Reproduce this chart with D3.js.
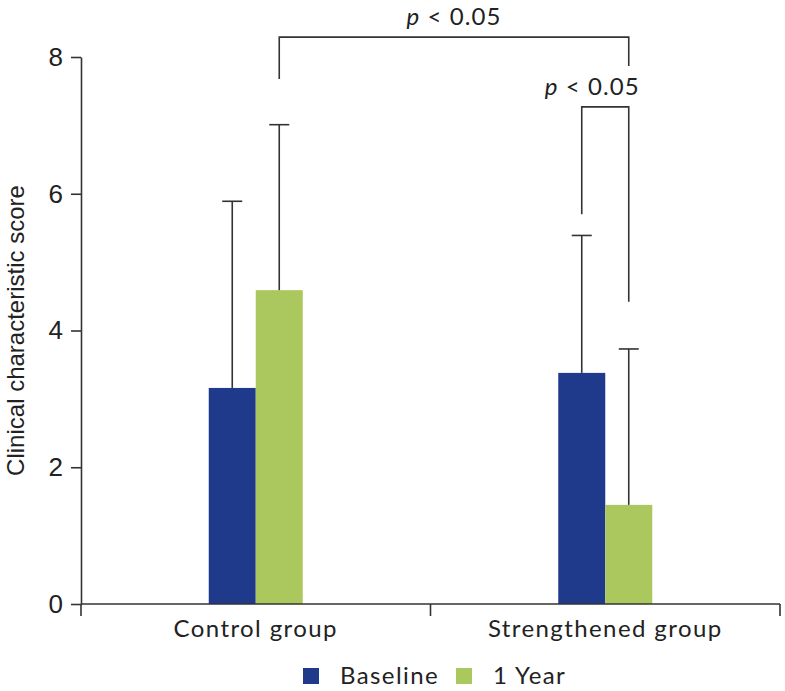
<!DOCTYPE html>
<html lang="en">
<head>
    <meta charset="UTF-8">
    <title>Clinical characteristic score</title>
    <script src="https://cdn.jsdelivr.net/npm/d3@7"></script>
    <style>
        body { margin: 0; background: #fff; }
        svg text { fill: #222; }
        .tick-label { font-family: "Liberation Sans", Arial, sans-serif; }
        .cat-label, .legend-label, .p-label { font-family: Lato, "Open Sans", sans-serif; letter-spacing: 1.4px; }
        .p-label { letter-spacing: 1.1px; }
    </style>
</head>
<body>
    <svg id="chart"></svg>

    <script>
        // data
        let groups = ['Control group', 'Strengthened group'];
        let series = ['Baseline', '1 Year'];
        let baselineMean = [3.16, 3.38];
        let baselineSD = [2.73, 2.01];
        let yearMean = [4.59, 1.45];
        let yearSD = [2.42, 2.28];
        let yTicks = [0, 2, 4, 6, 8];
        let colors = ['#1f3a8a', '#abc85f'];

        // significance brackets: [group, series] ends, bracket level, drop levels
        let comparisons = [
            { from: ['Control group', '1 Year'], to: ['Strengthened group', '1 Year'], level: 8.29, drops: [7.68, 7.87], label: '0.05' },
            { from: ['Strengthened group', 'Baseline'], to: ['Strengthened group', '1 Year'], level: 7.27, drops: [5.70, 4.42], label: '0.05' }
        ];

        let width = 785;
        let height = 691;
        let margin = { top: 57, right: 5, bottom: 87, left: 81 };

        let svg = d3.select('#chart')
            .attr('width', width)
            .attr('height', height);

        let x0 = d3.scaleBand()
            .domain(groups)
            .range([margin.left, width - margin.right]);

        let barW = 47;
        let x1 = d3.scaleBand()
            .domain(series)
            .range([x0.bandwidth() / 2 - barW, x0.bandwidth() / 2 + barW]);

        let y = d3.scaleLinear()
            .domain([0, 8])
            .range([height - margin.bottom, margin.top]);

        //table of bars
        let rows = [];
        groups.forEach(function (g, i) {
            rows.push({ group: g, series: 'Baseline', mean: baselineMean[i], sd: baselineSD[i] });
            rows.push({ group: g, series: '1 Year', mean: yearMean[i], sd: yearSD[i] });
        });
        let color = d3.scaleOrdinal().domain(series).range(colors);

        function cx(g, s) {
            return x0(g) + x1(s) + x1.bandwidth() / 2;
        }

        // bars
        svg.append('g')
            .selectAll('rect')
            .data(rows)
            .join('rect')
            .attr('x', d => x0(d.group) + x1(d.series))
            .attr('y', d => y(d.mean))
            .attr('width', x1.bandwidth())
            .attr('height', d => y(0) - y(d.mean))
            .attr('fill', d => color(d.series));

        // error bars (upper only)
        let err = svg.append('g')
            .attr('stroke', '#333')
            .attr('stroke-width', 1.6);
        err.selectAll('line.stem')
            .data(rows)
            .join('line')
            .attr('class', 'stem')
            .attr('x1', d => cx(d.group, d.series))
            .attr('x2', d => cx(d.group, d.series))
            .attr('y1', d => y(d.mean))
            .attr('y2', d => y(d.mean + d.sd));
        err.selectAll('line.cap')
            .data(rows)
            .join('line')
            .attr('class', 'cap')
            .attr('x1', d => cx(d.group, d.series) - 10)
            .attr('x2', d => cx(d.group, d.series) + 10)
            .attr('y1', d => y(d.mean + d.sd))
            .attr('y2', d => y(d.mean + d.sd));

        // y axis
        let yAxis = svg.append('g')
            .attr('transform', `translate(${margin.left},0)`)
            .call(d3.axisLeft(y).tickValues(yTicks).tickSize(10).tickSizeOuter(0).tickPadding(8));
        yAxis.selectAll('text')
            .attr('class', 'tick-label')
            .style('font-size', '26px')
            .attr('fill', '#222');
        yAxis.selectAll('path, line').attr('stroke', '#333').attr('stroke-width', 1.6);

        // x axis, ticks on band edges
        let xAxis = svg.append('g')
            .attr('transform', `translate(0,${y(0)})`);
        xAxis.append('line')
            .attr('x1', x0.range()[0]).attr('x2', x0.range()[1]);
        let edges = groups.map(g => x0(g)).concat([x0.range()[1]]);
        xAxis.selectAll('line.edge')
            .data(edges)
            .join('line')
            .attr('class', 'edge')
            .attr('x1', d => d).attr('x2', d => d)
            .attr('y1', 0).attr('y2', 12);
        xAxis.selectAll('line').attr('stroke', '#333').attr('stroke-width', 1.6);
        xAxis.selectAll('text')
            .data(groups)
            .join('text')
            .attr('class', 'cat-label')
            .attr('x', d => x0(d) + x0.bandwidth() / 2)
            .attr('y', 33)
            .attr('text-anchor', 'middle')
            .style('font-size', '24px')
            .text(d => d);

        // y title
        svg.append('text')
            .attr('class', 'tick-label')
            .attr('transform', `translate(24,${(y(0) + y(8)) / 2}) rotate(-90)`)
            .attr('text-anchor', 'middle')
            .style('font-size', '24px')
            .text('Clinical characteristic score');

        // significance brackets
        let br = svg.append('g');
        comparisons.forEach(function (c, i) {
            let xa = cx(c.from[0], c.from[1]);
            let xb = cx(c.to[0], c.to[1]);
            br.append('path')
                .attr('d', `M${xa},${y(c.drops[0])}V${y(c.level)}H${xb}V${y(c.drops[1])}`)
                .attr('fill', 'none')
                .attr('stroke', '#333')
                .attr('stroke-width', 1.6);
            let t = br.append('text')
                .attr('class', 'p-label')
                .attr('x', (xa + xb) / 2 - (i == 1 ? 13 : 0))
                .attr('y', y(c.level) - 12)
                .attr('text-anchor', 'middle')
                .style('font-size', '24px');
            t.append('tspan').style('font-style', 'italic').text('p');
            t.append('tspan').text(' < ' + c.label);
        });

        // legend
        let legend = svg.append('g')
            .attr('transform', `translate(303,${height - 5})`);
        let lx = [0, 153];
        series.forEach(function (s, i) {
            legend.append('rect')
                .attr('x', lx[i]).attr('y', -18)
                .attr('width', 16).attr('height', 16)
                .attr('fill', color(s));
            legend.append('text')
                .attr('class', 'legend-label')
                .attr('x', lx[i] + 37)
                .attr('y', -2)
                .style('font-size', '24px')
                .text(s);
        });
    </script>
</body>
</html>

- **TO DO**
Copy all the lines of data exactly as they appear, dropping any images.

- **CORRECT OUTPUT**
Reproduce this chart with D3.js.
<!DOCTYPE html>
<html lang="en">
<head>
    <meta charset="UTF-8">
    <title>Clinical characteristic score</title>
    <script src="https://cdn.jsdelivr.net/npm/d3@7"></script>
    <style>
        body { margin: 0; background: #fff; }
        svg text { fill: #222; }
        .tick-label { font-family: "Liberation Sans", Arial, sans-serif; }
        .cat-label, .legend-label, .p-label { font-family: Lato, "Open Sans", sans-serif; letter-spacing: 1.4px; }
        .p-label { letter-spacing: 1.1px; }
    </style>
</head>
<body>
    <svg id="chart"></svg>

    <script>
        // data
        let groups = ['Control group', 'Strengthened group'];
        let series = ['Baseline', '1 Year'];
        let baselineMean = [3.16, 3.38];
        let baselineSD = [2.73, 2.01];
        let yearMean = [4.59, 1.45];
        let yearSD = [2.42, 2.28];
        let yTicks = [0, 2, 4, 6, 8];
        let colors = ['#1f3a8a', '#abc85f'];

        // significance brackets: [group, series] ends, bracket level, drop levels
        let comparisons = [
            { from: ['Control group', '1 Year'], to: ['Strengthened group', '1 Year'], level: 8.29, drops: [7.68, 7.87], label: '0.05' },
            { from: ['Strengthened group', 'Baseline'], to: ['Strengthened group', '1 Year'], level: 7.27, drops: [5.70, 4.42], label: '0.05' }
        ];

        let width = 785;
        let height = 691;
        let margin = { top: 57, right: 5, bottom: 87, left: 81 };

        let svg = d3.select('#chart')
            .attr('width', width)
            .attr('height', height);

        let x0 = d3.scaleBand()
            .domain(groups)
            .range([margin.left, width - margin.right]);

        let barW = 47;
        let x1 = d3.scaleBand()
            .domain(series)
            .range([x0.bandwidth() / 2 - barW, x0.bandwidth() / 2 + barW]);

        let y = d3.scaleLinear()
            .domain([0, 8])
            .range([height - margin.bottom, margin.top]);

        //table of bars
        let rows = [];
        groups.forEach(function (g, i) {
            rows.push({ group: g, series: 'Baseline', mean: baselineMean[i], sd: baselineSD[i] });
            rows.push({ group: g, series: '1 Year', mean: yearMean[i], sd: yearSD[i] });
        });
        let color = d3.scaleOrdinal().domain(series).range(colors);

        function cx(g, s) {
            return x0(g) + x1(s) + x1.bandwidth() / 2;
        }

        // bars
        svg.append('g')
            .selectAll('rect')
            .data(rows)
            .join('rect')
            .attr('x', d => x0(d.group) + x1(d.series))
            .attr('y', d => y(d.mean))
            .attr('width', x1.bandwidth())
            .attr('height', d => y(0) - y(d.mean))
            .attr('fill', d => color(d.series));

        // error bars (upper only)
        let err = svg.append('g')
            .attr('stroke', '#333')
            .attr('stroke-width', 1.6);
        err.selectAll('line.stem')
            .data(rows)
            .join('line')
            .attr('class', 'stem')
            .attr('x1', d => cx(d.group, d.series))
            .attr('x2', d => cx(d.group, d.series))
            .attr('y1', d => y(d.mean))
            .attr('y2', d => y(d.mean + d.sd));
        err.selectAll('line.cap')
            .data(rows)
            .join('line')
            .attr('class', 'cap')
            .attr('x1', d => cx(d.group, d.series) - 10)
            .attr('x2', d => cx(d.group, d.series) + 10)
            .attr('y1', d => y(d.mean + d.sd))
            .attr('y2', d => y(d.mean + d.sd));

        // y axis
        let yAxis = svg.append('g')
            .attr('transform', `translate(${margin.left},0)`)
            .call(d3.axisLeft(y).tickValues(yTicks).tickSize(10).tickSizeOuter(0).tickPadding(8));
        yAxis.selectAll('text')
            .attr('class', 'tick-label')
            .style('font-size', '26px')
            .attr('fill', '#222');
        yAxis.selectAll('path, line').attr('stroke', '#333').attr('stroke-width', 1.6);

        // x axis, ticks on band edges
        let xAxis = svg.append('g')
            .attr('transform', `translate(0,${y(0)})`);
        xAxis.append('line')
            .attr('x1', x0.range()[0]).attr('x2', x0.range()[1]);
        let edges = groups.map(g => x0(g)).concat([x0.range()[1]]);
        xAxis.selectAll('line.edge')
            .data(edges)
            .join('line')
            .attr('class', 'edge')
            .attr('x1', d => d).attr('x2', d => d)
            .attr('y1', 0).attr('y2', 12);
        xAxis.selectAll('line').attr('stroke', '#333').attr('stroke-width', 1.6);
        xAxis.selectAll('text')
            .data(groups)
            .join('text')
            .attr('class', 'cat-label')
            .attr('x', d => x0(d) + x0.bandwidth() / 2)
            .attr('y', 33)
            .attr('text-anchor', 'middle')
            .style('font-size', '24px')
            .text(d => d);

        // y title
        svg.append('text')
            .attr('class', 'tick-label')
            .attr('transform', `translate(24,${(y(0) + y(8)) / 2}) rotate(-90)`)
            .attr('text-anchor', 'middle')
            .style('font-size', '24px')
            .text('Clinical characteristic score');

        // significance brackets
        let br = svg.append('g');
        comparisons.forEach(function (c, i) {
            let xa = cx(c.from[0], c.from[1]);
            let xb = cx(c.to[0], c.to[1]);
            br.append('path')
                .attr('d', `M${xa},${y(c.drops[0])}V${y(c.level)}H${xb}V${y(c.drops[1])}`)
                .attr('fill', 'none')
                .attr('stroke', '#333')
                .attr('stroke-width', 1.6);
            let t = br.append('text')
                .attr('class', 'p-label')
                .attr('x', (xa + xb) / 2 - (i == 1 ? 13 : 0))
                .attr('y', y(c.level) - 12)
                .attr('text-anchor', 'middle')
                .style('font-size', '24px');
            t.append('tspan').style('font-style', 'italic').text('p');
            t.append('tspan').text(' < ' + c.label);
        });

        // legend
        let legend = svg.append('g')
            .attr('transform', `translate(303,${height - 5})`);
        let lx = [0, 153];
        series.forEach(function (s, i) {
            legend.append('rect')
                .attr('x', lx[i]).attr('y', -18)
                .attr('width', 16).attr('height', 16)
                .attr('fill', color(s));
            legend.append('text')
                .attr('class', 'legend-label')
                .attr('x', lx[i] + 37)
                .attr('y', -2)
                .style('font-size', '24px')
                .text(s);
        });
    </script>
</body>
</html>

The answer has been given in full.